Paralelamente a la minería ilegal se habla de la degradación social y de la peligrosidad de la zona, pero determinar la gravedad de ambos aspectos se hace complicado, si no imposible, porque los que podrían hacerlo no pueden entrar a las áreas de operación de las dragas. Afirman que la propia población, junto a los mineros, no lo permite.
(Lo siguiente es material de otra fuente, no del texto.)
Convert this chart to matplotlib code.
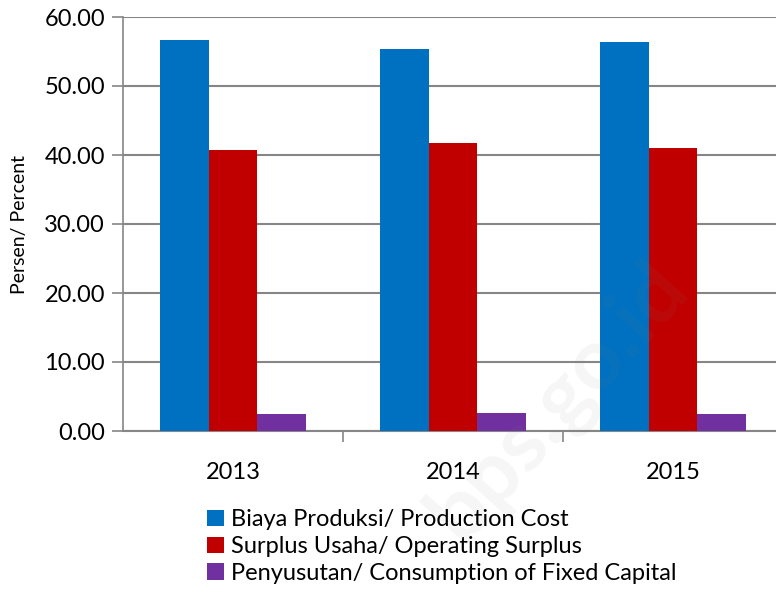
import matplotlib.pyplot as plt
import numpy as np

plt.rcParams['font.family'] = ['Lato', 'DejaVu Sans']

years = ['2013', '2014', '2015']
production_cost = [56.6, 55.4, 56.4]
operating_surplus = [40.7, 41.7, 41.0]
fixed_capital = [2.4, 2.65, 2.4]

series_labels = ['Biaya Produksi/ Production Cost',
                 'Surplus Usaha/ Operating Surplus',
                 'Penyusutan/ Consumption of Fixed Capital']
colors = ['#0070C0', '#C00000', '#7030A0']
yticks = [0, 10, 20, 30, 40, 50, 60]

fig = plt.figure(figsize=(7.76, 5.89), dpi=100)
ax = fig.add_axes([123 / 776, 158 / 589, 660 / 776, 414 / 589])

x = np.arange(len(years))
w = 1 / 4.5
handles = []
for i, (vals, lab, c) in enumerate(zip([production_cost, operating_surplus, fixed_capital],
                                        series_labels, colors)):
    b = ax.bar(x + (i - 1) * w, vals, width=w, color=c, label=lab, zorder=3)
    handles.append(b)

ax.set_xlim(-0.5, 2.5)
ax.set_ylim(0, 60)
ax.set_yticks(yticks)
ax.set_yticklabels([f'{v:.2f}' for v in yticks], fontsize=17)
ax.yaxis.grid(True, color='#868686', linewidth=1.5, zorder=0)
ax.set_axisbelow(True)

ax.set_xticks(x)
ax.set_xticklabels(years, fontsize=17)
ax.tick_params(axis='x', length=0, pad=22)
ax.set_xticks([0.5, 1.5], minor=True)
ax.tick_params(axis='x', which='minor', length=8, width=1.2, color='#868686')
ax.tick_params(axis='y', length=8, width=1.2, color='#868686', pad=5)

for s in ['top', 'right']:
    ax.spines[s].set_visible(False)
ax.spines['left'].set_color('#868686')
ax.spines['left'].set_linewidth(1.2)
ax.spines['bottom'].set_color('#868686')
ax.spines['bottom'].set_linewidth(1.5)

ax.set_ylabel('Persen/ Percent', fontsize=14, labelpad=12)

fig.legend(handles=handles, loc='upper left', bbox_to_anchor=(198 / 776, 1 - 500 / 589),
           frameon=False, fontsize=17, handlelength=0.7, handleheight=0.7,
           handletextpad=0.3, labelspacing=0.24, borderaxespad=0)

# faint watermark
fig.text(0.72, 0.32, 'bps.go.id', fontsize=62, fontweight='bold', color='#808080',
         alpha=0.07, rotation=48, ha='center', va='center')

fig.savefig('out.png', dpi=100)
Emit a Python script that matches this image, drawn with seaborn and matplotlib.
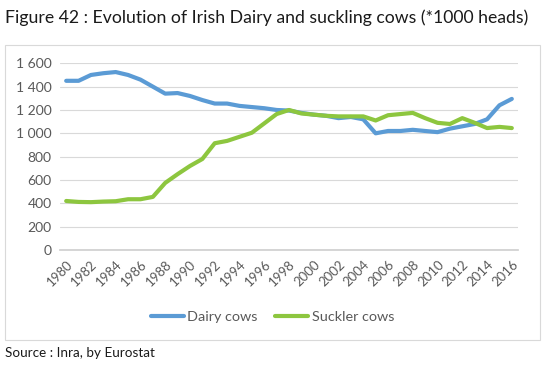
import matplotlib
matplotlib.use("Agg")
import matplotlib.pyplot as plt
import matplotlib.ticker as mticker
from matplotlib.patches import Rectangle
from matplotlib.lines import Line2D
import seaborn as sns
import pandas as pd

years = list(range(1980, 2017))
dairy = [1450, 1450, 1500, 1515, 1525, 1500, 1460, 1400, 1340, 1345,
         1320, 1285, 1255, 1255, 1235, 1225, 1215, 1200, 1195, 1175,
         1160, 1150, 1130, 1140, 1120, 1000, 1020, 1020, 1030, 1020,
         1010, 1040, 1060, 1080, 1120, 1240, 1295]
suckler = [420, 412, 410, 415, 418, 435, 435, 455, 575, 650,
           720, 780, 915, 935, 970, 1005, 1085, 1165, 1200, 1170,
           1160, 1150, 1145, 1145, 1145, 1110, 1155, 1165, 1175, 1130,
           1090, 1080, 1130, 1090, 1045, 1055, 1045]
series_names = ["Dairy cows", "Suckler cows"]
colors = ["#5B9BD5", "#8DC63F"]
title = "Figure 42 : Evolution of Irish Dairy and suckling cows (*1000 heads)"
source = "Source : Inra, by Eurostat"

df = pd.DataFrame({
    "idx": list(range(len(years))) * 2,
    "value": dairy + suckler,
    "series": [series_names[0]] * len(years) + [series_names[1]] * len(years),
})

sns.set_theme(style="white")
plt.rcParams["font.family"] = ["Lato", "DejaVu Sans"]

fig = plt.figure(figsize=(5.45, 3.68), dpi=100)
ax = fig.add_axes([60 / 545, 1 - 250 / 368, 458 / 545, (250 - 63.3) / 368])

sns.lineplot(data=df, x="idx", y="value", hue="series", palette=colors,
             linewidth=3.0, ax=ax, legend=False)

ax.set_xlim(-0.5, len(years) - 0.5)
ax.set_ylim(0, 1600)
ax.set_yticks(range(0, 1601, 200))
ax.yaxis.set_major_formatter(mticker.FuncFormatter(
    lambda v, p: f"{int(v):,}".replace(",", " ")))
ax.set_xticks(range(0, len(years), 2))
ax.set_xticklabels([str(y) for y in years[::2]], rotation=45,
                   ha="right", rotation_mode="anchor")
ax.set_xticks([i - 0.5 for i in range(len(years) + 1)], minor=True)
ax.set_xlabel("")
ax.set_ylabel("")
ax.grid(axis="y", color="#d9d9d9", linewidth=0.8)
ax.set_axisbelow(True)
for s in ["top", "right", "left"]:
    ax.spines[s].set_visible(False)
ax.spines["bottom"].set_color("#d0d0d0")
ax.tick_params(axis="y", length=0, labelsize=10, labelcolor="#595959", pad=6)
ax.tick_params(axis="x", which="major", length=0, labelsize=9.5,
               labelcolor="#595959", pad=6)
ax.tick_params(axis="x", which="minor", length=4, direction="inout",
               color="#d0d0d0", width=0.8)

# chart border
fig.patches.append(Rectangle((5 / 545, 1 - 340 / 368), 535 / 545, (340 - 44.5) / 368,
                             transform=fig.transFigure, fill=False,
                             edgecolor="#d9d9d9", linewidth=0.8))

# legend
handles = [Line2D([0], [0], color=c, linewidth=3.0) for c in colors]
fig.legend(handles, series_names, loc="center", bbox_to_anchor=(0.5, 1 - 317 / 368),
           ncol=2, frameon=False, fontsize=10.4, handlelength=2.3,
           handletextpad=0.25, columnspacing=1.2, labelcolor="#595959")

fig.text(5 / 545, 1 - 18 / 368, title, fontsize=12.7, color="#1a1a1a",
         ha="left", va="center")
fig.text(5 / 545, 1 - 353 / 368, source, fontsize=9.7, color="#1a1a1a",
         ha="left", va="center")

fig.savefig("out.png", dpi=100)
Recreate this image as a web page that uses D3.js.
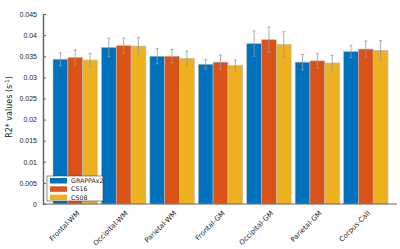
<!DOCTYPE html>
<html>
<head>
<meta charset="utf-8">
<script src="https://cdn.jsdelivr.net/npm/d3@7"></script>
<style>
  body { margin: 0; background: #fff; }
  svg { font-family: "DejaVu Sans", sans-serif; }
</style>
</head>
<body>
<svg id="chart" width="400" height="249"></svg>
<script>
var regions = ["Frontal-WM", "Occipital-WM", "Parietal-WM", "Frontal-GM", "Occipital-GM", "Parietal-GM", "Corpus-Call"];
var series = ["GRAPPAx2", "CS16", "CS08"];
var colors = ["#0072BD", "#D95319", "#EDB120"];

var grappa = [0.0343, 0.0371, 0.0350, 0.0331, 0.0380, 0.0336, 0.0361];
var cs16 = [0.0347, 0.0375, 0.0350, 0.0336, 0.0389, 0.0339, 0.0367];
var cs08 = [0.0341, 0.0374, 0.0345, 0.0328, 0.0378, 0.0334, 0.0364];

var grappaErr = [0.0015, 0.0022, 0.0018, 0.0011, 0.0030, 0.0018, 0.0014];
var cs16Err = [0.0018, 0.0018, 0.0016, 0.0017, 0.0030, 0.0017, 0.0019];
var cs08Err = [0.0016, 0.0020, 0.0017, 0.0013, 0.0030, 0.0018, 0.0023];

var yTicks = [0, 0.005, 0.01, 0.015, 0.02, 0.025, 0.03, 0.035, 0.04, 0.045];

var values = [grappa, cs16, cs08];
var errs = [grappaErr, cs16Err, cs08Err];

var svg = d3.select("#chart");

var mLeft = 43, mRight = 397, mTop = 14, mBottom = 204;

var y = d3.scaleLinear().domain([0, 0.045]).range([mBottom, mTop]);

var x = d3.scaleBand()
    .domain(regions)
    .range([51, 390])
    .padding(0);

var xs = d3.scaleBand()
    .domain(series)
    .range([2, x.bandwidth() - 2])
    .padding(0);

// bars
var rows = [];
regions.forEach(function (r, i) {
    series.forEach(function (s, j) {
        rows.push({region: r, series: s, value: values[j][i], err: errs[j][i], color: colors[j]});
    });
});

svg.append("g")
    .selectAll("rect")
    .data(rows)
    .enter()
    .append("rect")
    .attr("x", d => x(d.region) + xs(d.series))
    .attr("y", d => y(d.value))
    .attr("width", xs.bandwidth())
    .attr("height", d => y(0) - y(d.value))
    .attr("fill", d => d.color)
    .attr("stroke", "#bbbbbb")
    .attr("stroke-width", 0.6);

// error bars
var eb = svg.append("g")
    .attr("stroke", "#999999")
    .attr("stroke-width", 0.8);

rows.forEach(function (d) {
    var cx = x(d.region) + xs(d.series) + xs.bandwidth() / 2;
    eb.append("line")
        .attr("x1", cx).attr("x2", cx)
        .attr("y1", y(d.value + d.err)).attr("y2", y(d.value - d.err));
    [d.value + d.err, d.value - d.err].forEach(function (v) {
        eb.append("line")
            .attr("x1", cx - 1.5).attr("x2", cx + 1.5)
            .attr("y1", y(v)).attr("y2", y(v));
    });
});

// y axis
var yAxis = d3.axisLeft(y)
    .tickValues(yTicks)
    .tickSizeInner(-3)
    .tickSizeOuter(0)
    .tickPadding(6)
    .tickFormat(d => d === 0 ? "0" : String(+d.toFixed(3)));

var gy = svg.append("g")
    .attr("transform", "translate(" + mLeft + ",0)")
    .call(yAxis);
gy.select(".domain").attr("stroke", "#666").attr("stroke-width", 1.5);
gy.selectAll(".tick line").attr("stroke", "#666");
gy.selectAll("text").attr("font-size", 7).attr("fill", "#222");

// x axis line
svg.append("line")
    .attr("x1", mLeft).attr("x2", mRight)
    .attr("y1", mBottom).attr("y2", mBottom)
    .attr("stroke", "#666").attr("stroke-width", 1);

// x labels, rotated 45 degrees
svg.append("g")
    .selectAll("g")
    .data(regions)
    .enter()
    .append("g")
    .attr("transform", d => "translate(" + (x(d) + x.bandwidth() / 2 + 3) + "," + (mBottom + 8) + ") rotate(-45)")
    .append("text")
    .attr("text-anchor", "end")
    .attr("dy", "0.35em")
    .attr("font-size", 7)
    .attr("fill", "#222")
    .text(d => d);

// y label
svg.append("text")
    .attr("transform", "translate(12,107) rotate(-90)")
    .attr("text-anchor", "middle")
    .attr("font-size", 8)
    .attr("fill", "#222")
    .html("R2* values (s<tspan dy='-3' font-size='5.5'>-1</tspan><tspan dy='3'>)</tspan>");

// legend
var lg = svg.append("g").attr("transform", "translate(47,176)");
lg.append("rect")
    .attr("width", 56).attr("height", 25)
    .attr("fill", "#fff").attr("stroke", "#444").attr("stroke-width", 0.6);
series.forEach(function (s, j) {
    lg.append("rect")
        .attr("x", 3).attr("y", 2 + j * 8.3)
        .attr("width", 17).attr("height", 5.5)
        .attr("fill", colors[j]);
    lg.append("text")
        .attr("x", 24).attr("y", 4.8 + j * 8.3)
        .attr("dy", "0.35em")
        .attr("font-size", 6.3)
        .attr("fill", "#222")
        .text(s);
});
</script>
</body>
</html>
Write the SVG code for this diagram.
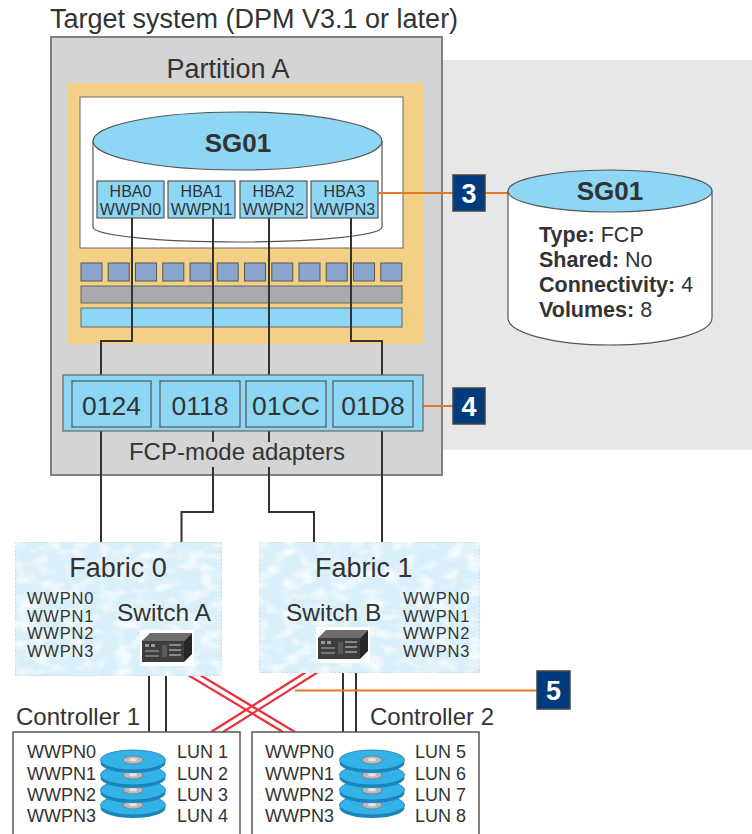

Se sabe que en diciembre fallecieron dos buzos por desprendimiento de las paredes de arena junto a las que trabajaban dirigiendo la manguera en el fondo del río, pero no hay información oficial; apenas salió una nota en un medio local.
El Nanay provee de agua potable a la población de la capital loretana, pero los líderes ambientalistas, y entre ellos el ya histórico Pepe Manuyama, tienen claro que si esta no toma conciencia y se moviliza en defensa de su río y sus aguas, será difícil solucionar un problema cuyo origen se remonta a los años 80.
Recientemente la dimensión de este problema ha encontrado cifras en declaraciones de Barbara Fraser, coordinadora de la Vicaría del Agua del Vicariato Apostólico de Iquitos: según datos del Instituto Nacional de Estadística e Informática, 93,5% de los loretanos consumen agua que no cumple con estándares de potabilidad en la ciudad de Iquitos, y según la Defensoría del Pueblo, sólo 50% de los moradores cuenta con conexión a la red de agua.
Además, el problema se extiende fuera de fronteras y se vincula a las pugnas armadas entre grupos colombianos y sus relaciones con los brasileños y el narcotráfico, como explica la periodista Juanita Vélez en su artículo “Narcos, mineros ilegales y disidencias: la triple alianza que devasta a la Amazonía” (publicado en El País de España), en el que afirma: “En la frontera entre Perú, Colombia y Brasil, una alianza entre disidencias colombianas, grupos de crimen organizado brasilero y narcos peruanos sobrepasa a las autoridades”.
De momento, la solución en el río Nanay no parece próxima; sería necesaria una contundencia en el accionar desde todos los niveles de gobierno que en este momento no existe ni es esperada. Esas acciones deberían, además, ser dirigidas con el mismo ímpetu tanto hacia la persecución del delito como a la creación de actividades económicas compatibles con la protección del entorno natural, la Amazonía, que el mundo reclama como primera medida para la lucha contra el cambio climático.
Juanjo Fernández es periodista independiente y se ha especializado en extractivismo en la Amazonía peruana tras diez años de residir en Perú. Es autor de los libros Residuos del insomnio. Crónicas desconfinadas (2020) y Parana Tsawa/Alma del río. La vida de las comunidades ribereñas del Marañón (2024).